A very different kind of Hebridean adventure will be on offer courtesy of cult Scottish writer and musician Momus – aka Nick Currie – who will bring his Unreliable Tour Guide to Stornoway for the first time as part of Faclan Fringe. A surreal, comic walking tour, Unreliable Tour Guide has been performed at festivals across the world. Momus also appears in the main programme, marking the thirtieth anniversary of his best known song, Hairstyle of the Devil, with a talk on transgressive lyrics in pop music, from his own influences such as Jacques Brel and David Bowie, to bands he has influenced such as Pulp and the Pet Shop Boys.
As well as food for thought, the Faclan Fringe will also include a lunch event – Spirit & Spice – by Scottish food and travel writer Ghillie Başan, whose books have been nominated for the Glenfiddich Guild of Food Writers and Cordon Blue Awards. More Fringe events will be announced in the coming months.
And as ever, Faclan will include classic, thematic films. Among them the original 1963 version of Lord of the Flies, a dark parable for our times about schoolboys marooned on an island who descend into savagery. The Treasure of the Sierra Madre from 1948, a morality tale of greed and gold fever, directed by John Huston and starring Humphrey Bogart. And Wim Wenders’ 2014 documentary The Salt of the Earth, which is a testament to the Brazilian photographer Sebastiao Salgado’s work with the world’s poor, exploited and deprived.
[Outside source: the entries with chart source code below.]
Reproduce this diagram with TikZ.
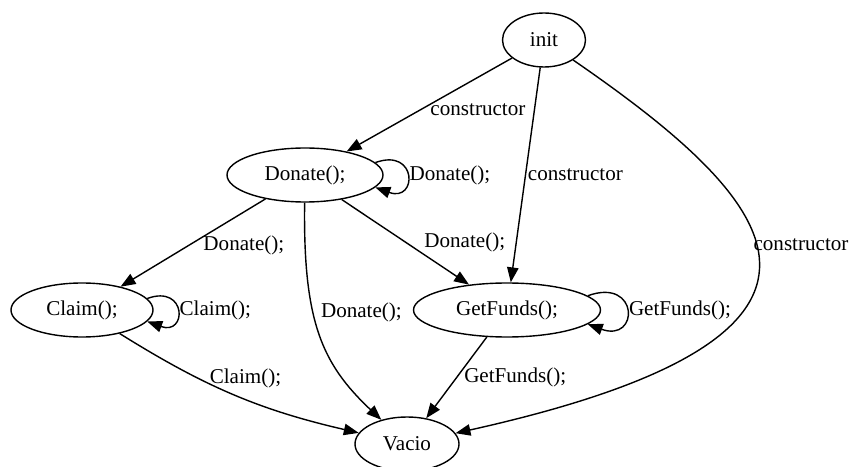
\documentclass[tikz,border=0pt]{standalone}
\usepackage{fontspec}
\setmainfont{Liberation Serif}
\usetikzlibrary{arrows.meta,shapes.geometric}
\tikzset{
  >={Triangle[length=8.5pt,width=6.5pt]},
  % estados
  st/.style={ellipse,draw=black,line width=0.8pt,inner sep=0pt,
             minimum height=1.08cm,font=\fontsize{12}{14}\selectfont},
  tr/.style={->,draw=black,line width=0.8pt},
  tl/.style={font=\fontsize{12}{14}\selectfont,inner sep=1pt},
}
\begin{document}
\begin{tikzpicture}
\useasboundingbox (0,0) rectangle (17,9.32);
  \node[st,minimum width=1.66cm] (init) at (10.88,8.52) {init};
  \node[st,minimum width=3.12cm] (donate) at (6.10,5.82) {Donate();};
  \node[st,minimum width=2.84cm] (claim) at (1.64,3.12) {Claim();};
  \node[st,minimum width=3.74cm] (getfunds) at (10.14,3.12) {GetFunds();};
  \node[st,minimum width=2.08cm] (vacio) at (8.14,0.44) {Vacio};
  % transiciones
  \draw[tr] (init) -- node[tl,pos=0.46,anchor=north west,xshift=-4.5pt] {constructor} (donate);
  \draw[tr] (init) -- node[tl,pos=0.5,anchor=west] {constructor} (getfunds);
  \draw[tr] (init) .. controls (15.62,5.26) and (17.94,2.62) .. node[tl,pos=0.45,anchor=west,xshift=-2.5pt] {constructor} (vacio);
  \draw[tr] (donate.10) .. controls +(20:0.9) and +(-20:0.9) .. node[tl,anchor=west] {Donate();} (donate.-10);
  \draw[tr] (donate) -- node[tl,pos=0.39,anchor=north west,xshift=-4.5pt] {Donate();} (claim);
  \draw[tr] (donate) -- node[tl,pos=0.63,anchor=south west,yshift=-1pt] {Donate();} (getfunds);
  \draw[tr] (donate) .. controls (6.06,2.88) and (6.44,2.04) .. node[tl,pos=0.39,anchor=west,xshift=3pt] {Donate();} (vacio);
  \draw[tr] (claim.10) .. controls +(20:0.85) and +(-20:0.85) .. node[tl,anchor=west] {Claim();} (claim.-10);
  \draw[tr] (claim) to[out=-32,in=167] node[tl,pos=0.55,above=5pt] {Claim();} (vacio);
  \draw[tr] (getfunds.10) .. controls +(20:1.1) and +(-20:1.1) .. node[tl,anchor=west] {GetFunds();} (getfunds.-10);
  \draw[tr] (getfunds) -- node[tl,pos=0.5,anchor=west,xshift=3pt] {GetFunds();} (vacio);
\end{tikzpicture}
\end{document}
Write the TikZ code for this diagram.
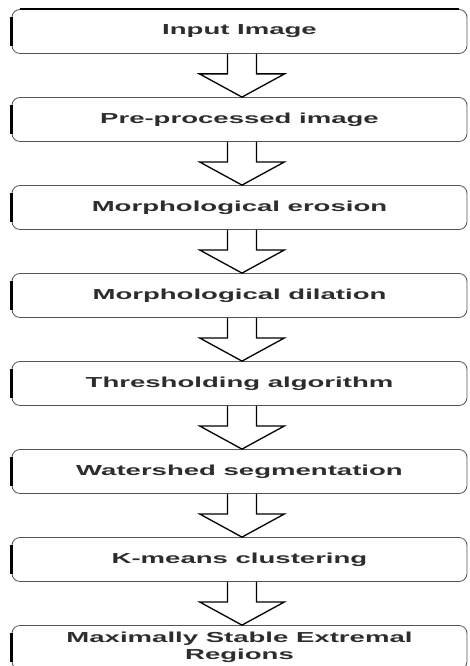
\documentclass[tikz,border=0pt]{standalone}
\usepackage{fontspec}
\usepackage{tikz}
\usetikzlibrary{calc}
\newfontfamily\boxfont[FakeStretch=1.9]{Liberation Sans}
\definecolor{boxline}{RGB}{85,85,85}
\definecolor{boxtext}{RGB}{45,45,45}

\begin{document}
\begin{tikzpicture}[x=1pt,y=-1pt,
  stepbox/.style={draw=boxline,line width=0.8pt,rounded corners=8pt,
    minimum width=455pt,minimum height=44pt,inner sep=0pt,align=center,
    text=boxtext,font=\boxfont\bfseries\fontsize{14.5}{17}\selectfont},
  leftbar/.style={line width=3pt,black},
  blockarrow/.style={line width=1.3pt,black,line join=miter}]

\useasboundingbox (0,0) rectangle (469,666);

%\draw [help lines] (0,0) grid (469,666);
\node[stepbox] (inp) at (239.5,31.5) {Input Image};
\node[stepbox] (pre) at (239.5,119.5) {Pre-processed image};
\node[stepbox] (ero) at (239.5,207.5) {Morphological erosion};
\node[stepbox] (dil) at (239.5,295.5) {Morphological dilation};
\node[stepbox] (thr) at (239.5,383.5) {Thresholding algorithm};
\node[stepbox] (wat) at (239.5,471.5) {Watershed segmentation};
\node[stepbox] (kme) at (239.5,559.5) {K-means clustering};
\node[stepbox] (mser) at (239.5,647.5) {Maximally Stable Extremal\\Regions};

% dark bar on the left side of each box
\foreach \n in {inp,pre,ero,dil,thr,wat,kme,mser}
  \draw[leftbar] ([yshift=-8pt]\n.north west) -- ([yshift=8pt]\n.south west);
\draw [line width=1.5pt]([xshift=8pt]inp.north west)--([xshift=-8pt]inp.north east);

% hollow arrows between the boxes
\foreach \a/\b in {inp/pre,pre/ero,ero/dil,dil/thr,thr/wat,wat/kme,kme/mser}
  \draw[blockarrow] ([xshift=-12pt]\a.south) -- ([xshift=-12pt,yshift=-20pt]\a.south)
    -- ([xshift=-40pt,yshift=-20pt]\a.south) -- ([xshift=2.5pt]\b.north)
    -- ([xshift=45pt,yshift=-20pt]\a.south) -- ([xshift=17pt,yshift=-20pt]\a.south)
    -- ([xshift=17pt]\a.south);

\end{tikzpicture}
\end{document}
An Lanntair’s Head of Visual Arts and Literature, Roddy Murray, said: “The theme this year broaches philosophical questions about our inherent, innate nature, who we are, the environment we inhabit, how we shape it and how it shapes us. In these ‘interesting times’ it takes us inside and outside ourselves.”
Faclan will run from Wednesday 31 October to Saturday 3 November and is supported by Creative Scotland, Comhairle nan Eilean Siar, and Outer Hebrides LEADER.
Early Bird Festival Passes are available now, priced £55.
Tickets for individual events will go on sale on 3 September, when full details of Faclan Fringe and Faclan Òga, our annual programme of events for young people, will also be announced.